El fuste torcido de la humanidad by Isaiah Berlin

El fuste torcido de la humanidad by Isaiah Berlin

autor:Isaiah Berlin [Berlin, Isaiah]
La lengua: spa
Format: epub
Tags: Ensayo, Historia
editor: ePubLibre
publicado: 1990-02-21T16:00:00+00:00


LA UNIDAD EUROPEA Y SUS VICISITUDES

I

A estas alturas es un melancólico lugar común que ningún siglo ha visto una matanza tan continua y despiadada de unos seres humanos por otros como el nuestro[1]. Comparadas con ella, hasta las guerras de religión y las campañas napoleónicas parecen locales y humanitarias. No estoy cualificado para emprender un examen general de las causas del odio y el conflicto en nuestro tiempo. Me gustaría dirigir la atención únicamente hacia un aspecto de esta situación. Vivimos en una era en que las ideas políticas concebidas por pensadores fanáticos, algunos de ellos muy poco considerados en su tiempo, han tenido un influjo más violentamente revolucionario sobre las vidas humanas que en ninguna otra época desde el siglo XVII. Me gustaría analizar un grupo de esas ideas que, para bien y para mal, han afectado profundamente a nuestras vidas.

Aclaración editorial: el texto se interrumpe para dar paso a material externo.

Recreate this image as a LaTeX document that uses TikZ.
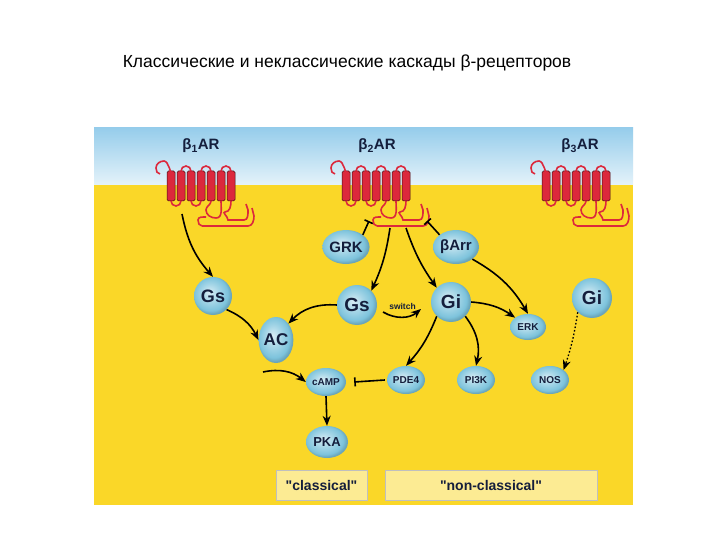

Nuestras ideas sobre los fines de la vida son, en un aspecto esencial, distintas, y en realidad opuestas, a las de nuestros antepasados, al menos a las que predominaron hasta la segunda mitad del siglo XVIII. Según estas ideas, el mundo era un todo único e inteligible. Estaba compuesto de determinados ingredientes estables, materiales y espirituales; si no eran estables no eran reales. Todos los hombres poseían ciertas características inalterables en común, llamadas naturaleza humana. Y aunque existiesen diferencias patentes entre individuos, culturas y naciones, eran más amplias e importantes las similitudes. La característica común que se consideraba más importante era la posesión de una facultad llamada razón, que permitía a su poseedor apreciar la verdad, teórica y práctica. Se daba por supuesto que la verdad era igualmente visible para todas las mentes racionales en todas partes. Esta naturaleza común hacía que fuese no solo necesario sino también razonable que los seres humanos intentasen comunicarse entre sí y procurasen convencerse mutuamente de la veracidad de lo que creían; y, en casos extremos, forzar a otros, dando por supuesto (como hacía, por ejemplo, Sarastro en la gran fábula de la edad de la razón, La flauta mágica de Mozart) que si los hombres obedecían las órdenes (o, si todo lo demás fracasaba, si se los obligaba a obedecerlas) percibirían, como consecuencia, la validez de lo que sus educadores o legisladores o señores sabían que era cierto; se atendrían a esto y serían sabios, buenos y felices. En el siglo XX ya no se da por supuesta esta pretensión de universalidad, ni de la razón ni de ningún otro principio; lo que Walter Lippmann había llamado la filosofía pública ha dejado de ser el presupuesto automático de la política o de la vida social, y esto ha transformado enormemente nuestras vidas.

El fenómeno es evidente sobre todo en el caso del fascismo. Los fascistas y los nacionalsocialistas no esperaban que individuos o razas o clases inferiores comprendiesen sus objetivos o simpatizasen con ellos; su inferioridad era innata, irremediable, puesto que se debía a la sangre o a la raza o a alguna otra característica inamovible; cualquier tentativa de tales criaturas de intentar igualarse con sus amos, o incluso de comprender sus ideales, se consideraba arrogante y presuntuosa.